At the moment, it looks like the battle the final two bench jobs comes down to Darin Ruf, John Mayberry, Jr. and Kevin Frandsen. This is by no means an easy choice, although the guaranteed contracts to JMJ and Frandsen give them the inside track. That, and the fact that Ruben Amaro, Jr. singled out Ruf this offseason as a guy who isn’t a major league outfielder.

"In right field, we don’t know what we’ve got. That’s a hole for us. Ruf is not a right fielder. I think he can fill in for us. I think he can fill in in certain areas, but I can’t sit here and tell you that he’s an everyday player for us."

Hmm. Ruf is clearly on the bubble. He wasn’t even getting outfield reps at the start of spring training, an oversight which seemed to indicate Ruf isn’t in the teams immediate plans.

Mandatory Credit: Steve Mitchell-USA TODAY Sports

Frandsen, the reigning NL leader in pinch hits with 14, is gritty and respects the game. He can play first base, second base or third base. He’s even played left field as recently as 2010 with the Angels. Last season he had an OPS of .868 in 74 AB against left-handers. Looking at his track record over the past three seasons, that OPS number against lefties reaches .921 in 139 AB. Those are really quite good numbers.

The problem with Frandsen is his numbers against right-handers. He had an OPS of just .632 in 308 AB vs. righties over the past three years, including an especially weak .535 in 178 AB vs. right-handed pitchers in 2013. That’s really bad. The splits are extreme.

JMJ over the past three seasons has averaged an .839 OPS in 377 AB vs. LH and .670 OPS in 684 AB vs. RH. Last season, his OPS dipped to .756 in 100 AB vs. LH while his .647 OPS in 243 AB vs. RH remained closer to the three-year trend.

So both Frandsen and JMJ crush lefties, especially Frandsen.
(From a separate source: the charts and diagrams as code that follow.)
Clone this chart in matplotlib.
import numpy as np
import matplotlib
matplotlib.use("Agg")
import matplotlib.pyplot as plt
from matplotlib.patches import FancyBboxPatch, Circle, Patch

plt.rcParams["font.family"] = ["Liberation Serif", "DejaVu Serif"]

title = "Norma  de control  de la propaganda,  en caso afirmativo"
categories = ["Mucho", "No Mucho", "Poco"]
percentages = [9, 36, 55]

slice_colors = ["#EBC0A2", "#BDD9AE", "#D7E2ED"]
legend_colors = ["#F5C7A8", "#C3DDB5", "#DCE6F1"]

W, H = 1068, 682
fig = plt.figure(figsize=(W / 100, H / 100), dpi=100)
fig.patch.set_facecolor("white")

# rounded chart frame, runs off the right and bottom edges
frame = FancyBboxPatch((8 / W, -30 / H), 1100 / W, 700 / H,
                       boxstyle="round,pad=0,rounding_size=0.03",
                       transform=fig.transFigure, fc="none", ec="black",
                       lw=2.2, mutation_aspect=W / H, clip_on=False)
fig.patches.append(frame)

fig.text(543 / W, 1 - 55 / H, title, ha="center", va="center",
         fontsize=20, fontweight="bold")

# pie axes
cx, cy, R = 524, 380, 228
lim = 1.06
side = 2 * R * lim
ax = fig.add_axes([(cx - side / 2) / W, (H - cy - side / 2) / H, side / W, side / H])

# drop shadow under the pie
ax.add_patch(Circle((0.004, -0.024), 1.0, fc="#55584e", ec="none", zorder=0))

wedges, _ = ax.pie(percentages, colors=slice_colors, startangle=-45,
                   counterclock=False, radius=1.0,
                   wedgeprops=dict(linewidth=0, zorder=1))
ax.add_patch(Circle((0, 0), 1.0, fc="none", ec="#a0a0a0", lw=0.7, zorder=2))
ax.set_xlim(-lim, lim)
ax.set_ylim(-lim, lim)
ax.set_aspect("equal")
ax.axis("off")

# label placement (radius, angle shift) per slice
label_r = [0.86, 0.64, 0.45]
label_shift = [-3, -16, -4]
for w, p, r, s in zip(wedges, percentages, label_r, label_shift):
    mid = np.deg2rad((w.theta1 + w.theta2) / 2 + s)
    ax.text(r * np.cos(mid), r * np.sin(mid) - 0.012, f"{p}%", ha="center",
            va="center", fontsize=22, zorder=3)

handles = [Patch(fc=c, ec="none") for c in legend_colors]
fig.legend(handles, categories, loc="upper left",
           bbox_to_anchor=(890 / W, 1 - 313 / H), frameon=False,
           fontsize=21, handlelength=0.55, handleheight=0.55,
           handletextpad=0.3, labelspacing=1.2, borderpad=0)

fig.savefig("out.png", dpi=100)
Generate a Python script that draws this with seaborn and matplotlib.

But JMJ hit better vs. RH in 2013 by .100 OPS points over Frandsen. Tough to believe, but those are the numbers. Match-ups are important with these two.
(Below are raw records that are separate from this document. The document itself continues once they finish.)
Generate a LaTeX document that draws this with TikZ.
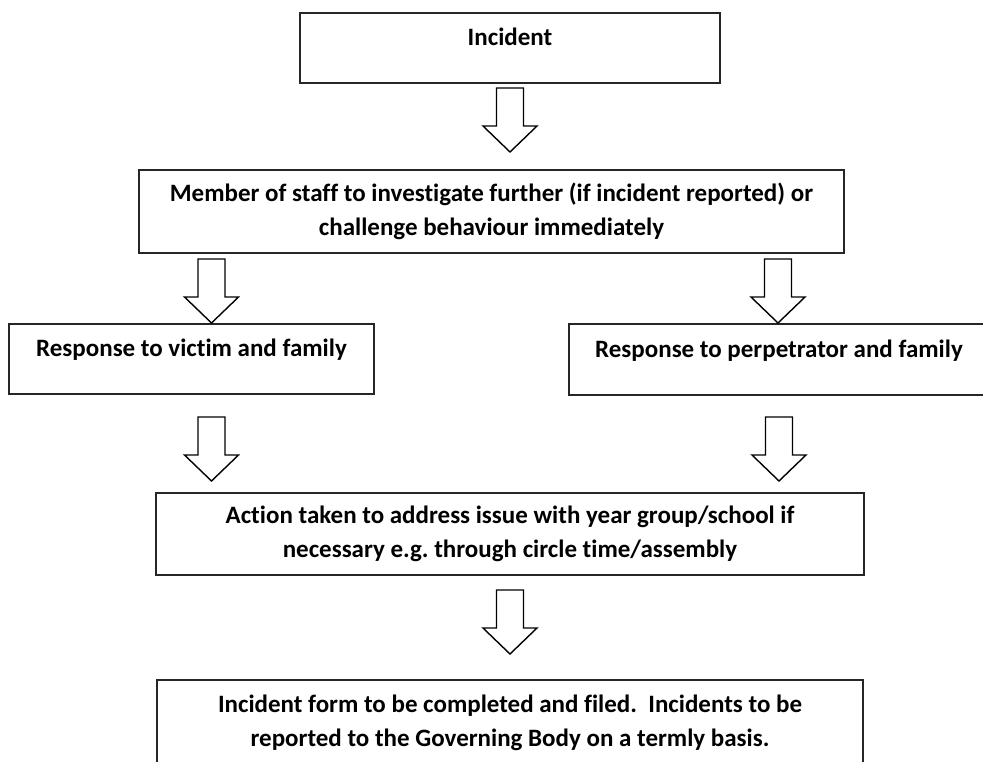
\documentclass[tikz,border=0pt]{standalone}
\usepackage{fontspec}
\setmainfont{Carlito}[Ligatures=NoCommon]
\frenchspacing

\begin{document}
\begin{tikzpicture}[x=1pt, y=-1pt,
  box/.style={draw=black!85, line width=2pt, align=center, inner sep=0pt,
    font=\bfseries\fontsize{25}{34}\selectfont},
  onerow/.style={text depth=22pt},
  blockarrow/.pic={\draw[line width=1.4pt, fill=white] (-13.5,0) -- (13.5,0) -- (13.5,38) -- (27,38) -- (0,64) -- (-27,38) -- (-13.5,38) -- cycle;}]

\clip (0,0) rectangle (983,761);
\fill[white] (0,0) rectangle (983,761);

\node[box, onerow, minimum width=420, minimum height=70, anchor=north] (incident) at (510,12) {Incident};
\node[box, minimum width=705, minimum height=83, anchor=north] (staff) at (491.5,169) {Member of staff to investigate further (if incident reported) or\\challenge behaviour immediately};
\node[box, onerow, minimum width=365, minimum height=70, anchor=north] (victim) at (191.5,323) {Response to victim and family};
\node[box, onerow, minimum width=420, minimum height=71, anchor=north] (perpetrator) at (779,323) {Response to perpetrator and family};
\node[box, minimum width=708, minimum height=82, anchor=north] (action) at (510,492) {Action taken to address issue with year group/school if\\necessary e.g. through circle time/assembly};
\node[box, minimum width=706, minimum height=86, anchor=north] (record) at (510,679) {Incident form to be completed and filed.\ \ Incidents to be\\reported to the Governing Body on a termly basis.};

\pic at (510,88) {blockarrow};
\pic at (211.5,259) {blockarrow};
\pic at (778,259) {blockarrow};
\pic at (211.5,417) {blockarrow};
\pic at (779,417) {blockarrow};
\pic at (510,590) {blockarrow};
\end{tikzpicture}
\end{document}
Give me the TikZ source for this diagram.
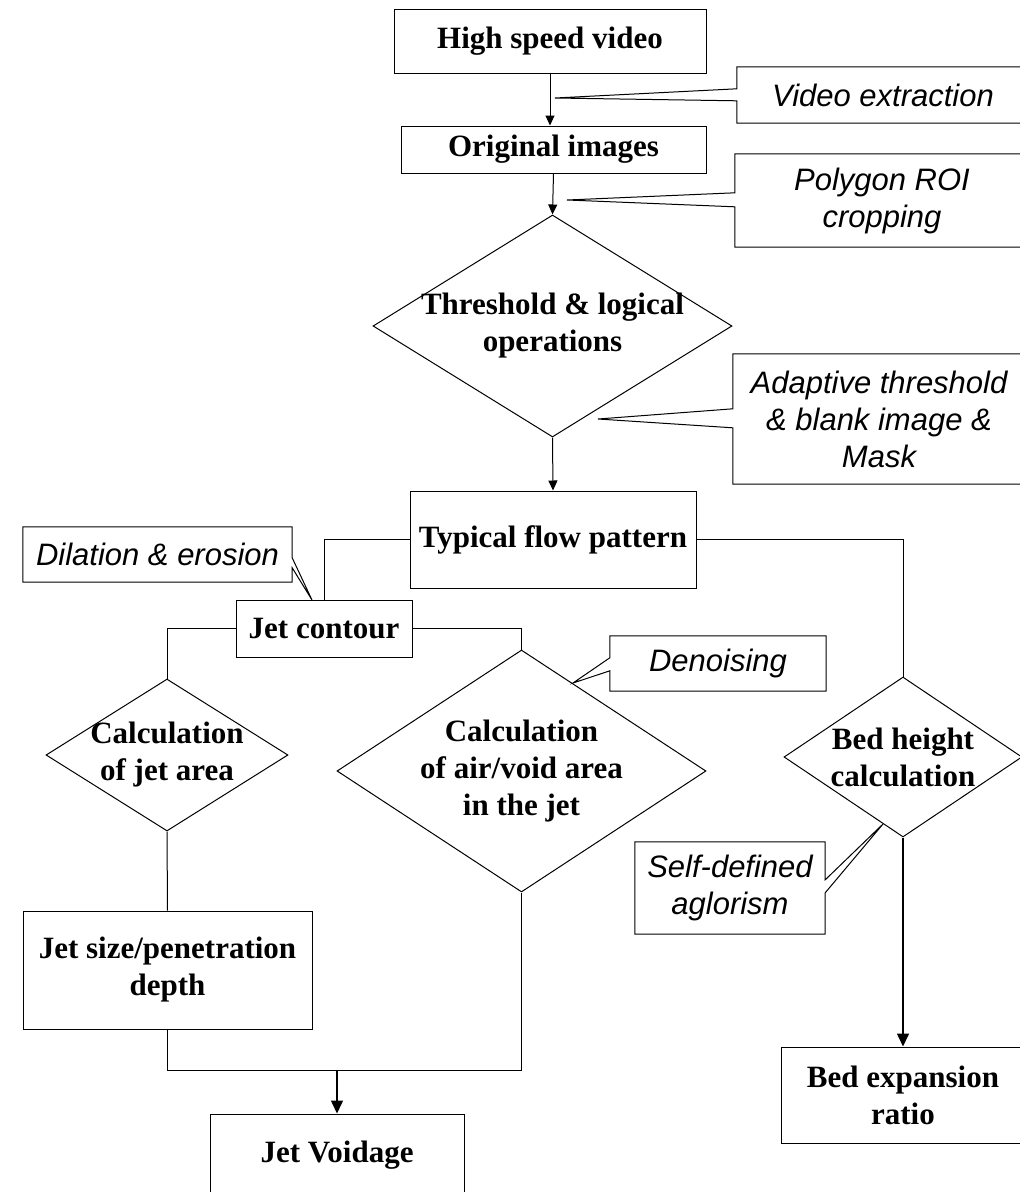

Still, I think JMJ is more expendable because now the Phillies have Marlon Byrd to back up Revere in center. With Galvis likely needed all over the field, it’s important to have another back up second baseman and without Cesar Hernandez on the team, that duty falls to Frandsen.

So my 25th man is JMJ by a nose and a contract over Ruf. The good news is that JMJ’s stance looks balanced and his swing has been quiet but quick this spring. He gets a lot of heat from fans, but JMJ is a decent 25th man who simply gets exposed if he plays every day. The same is true of most 25th men in baseball: if they’re playing everyday, your team is probably in trouble.

But wait…

Darin Ruf has too much pop for the Phillies to leave him off the roster, right?
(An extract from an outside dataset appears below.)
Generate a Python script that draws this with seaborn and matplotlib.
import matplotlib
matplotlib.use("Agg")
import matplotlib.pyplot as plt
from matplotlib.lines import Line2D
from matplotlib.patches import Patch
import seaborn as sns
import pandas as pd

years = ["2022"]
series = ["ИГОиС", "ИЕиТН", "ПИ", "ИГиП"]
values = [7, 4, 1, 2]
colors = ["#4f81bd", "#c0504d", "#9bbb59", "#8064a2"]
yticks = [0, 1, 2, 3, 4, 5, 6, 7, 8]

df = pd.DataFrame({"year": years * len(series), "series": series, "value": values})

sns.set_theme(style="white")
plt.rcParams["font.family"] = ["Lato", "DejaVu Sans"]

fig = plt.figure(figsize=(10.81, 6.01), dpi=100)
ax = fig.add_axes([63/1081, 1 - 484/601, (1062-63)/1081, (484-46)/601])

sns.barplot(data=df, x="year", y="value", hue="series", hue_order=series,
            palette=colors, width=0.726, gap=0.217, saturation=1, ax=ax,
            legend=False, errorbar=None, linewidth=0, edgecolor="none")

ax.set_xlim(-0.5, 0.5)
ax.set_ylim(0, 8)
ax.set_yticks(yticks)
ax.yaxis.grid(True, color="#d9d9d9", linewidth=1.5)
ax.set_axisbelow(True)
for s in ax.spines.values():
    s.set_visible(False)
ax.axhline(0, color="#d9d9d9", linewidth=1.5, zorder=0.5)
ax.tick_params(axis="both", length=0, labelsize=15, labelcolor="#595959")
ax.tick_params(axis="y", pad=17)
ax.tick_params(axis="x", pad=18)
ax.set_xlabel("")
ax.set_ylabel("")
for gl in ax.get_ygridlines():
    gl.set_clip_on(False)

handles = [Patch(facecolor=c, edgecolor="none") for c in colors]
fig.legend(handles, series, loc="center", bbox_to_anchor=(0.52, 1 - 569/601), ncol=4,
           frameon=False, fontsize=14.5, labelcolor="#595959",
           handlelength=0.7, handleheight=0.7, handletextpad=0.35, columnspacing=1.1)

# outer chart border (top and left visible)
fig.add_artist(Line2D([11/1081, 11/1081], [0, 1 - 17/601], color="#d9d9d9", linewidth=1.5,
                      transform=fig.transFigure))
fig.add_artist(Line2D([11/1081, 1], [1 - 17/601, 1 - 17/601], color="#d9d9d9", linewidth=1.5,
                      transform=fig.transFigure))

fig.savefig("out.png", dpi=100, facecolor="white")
Aug 28, 2013; New York, NY, USA; Philadelphia Phillies first baseman Darin Ruf (18) in the dugout before the start of a game against the New York Mets at Citi Field. Mandatory Credit: Brad Penner-USA TODAY Sports

Ruf plays a decent first base, but his bat isn’t advanced enough yet to offset the value he takes away as a defender in the outfield. He could start at first against some of the tougher lefties when Ryan Howard needs a day off, but you can say the same about JMJ and Frandsen. JMJ runs circles around him in the OF and isn’t that much of a drop-off at the plate.

More importantly, Ruf can be stashed in AAA whereas JMJ would have to be traded rather than cut or the Phillies would be on the hook for his whole salary. That’s not likely to happen. It’s frustrating that a guaranteed contract can get in the way of putting the best players on the team, but this is one of those cases where they don’t want to lose JMJ for nothing. If anyone wants to talk trade for Ruf or Mayberry, the Phillies would have to listen.

No, no. That’s not good enough. There’s just something about Ruf the Magic Darin that makes you loathe to break camp without him. It must be the declining team OPS year after year and knowing that Ruf would boost that number in his sleep.

If I’m Ryne Sandberg, I’m bringing Ruf north with the team.

Outside Looking In

Maikel Franco
Cesar Hernandez
The 12th pitcher (Michael Stutes)

Maikel Franco will be a Phillie this season as well, it’s just a question of how and when. Will he replace Asche before the All-Star break? Will he move to first if Howard is injured, leaving Ruf on the bench? Will Asche hold him off and make him wait until the rosters expand in the fall? The Phillies could use his pop, the sooner the better.

Cesar Hernandez is a really good ballplayer. It’s tough to leave him off the roster but his skill set is too similar to that of Freddy Galvis. Hernandez is a better hitter but he cannot play shortstop or third base yet. Cesar is working on other positions to improve his versatility but for now, he’s really more of a pure second baseman. As long as Utley, Galvis and Frandsen are all on the team and healthy, Cesar won’t have a spot. If Utley goes down, Cesar could come up and slide right into his starting job but until then, he probably has to bide his time in Lehigh Valley.

Michael Stutes over Darin Ruf? I don’t think so. I’m picking Ruf as my 25th man and taking my chances with eleven pitchers.

With a healthy starting lineup bolstered by Marlon Byrd and with more pop on the bench, I think the Phillies should return to close to the league average OPS in 2014 and ride the improvement right into their first wild card.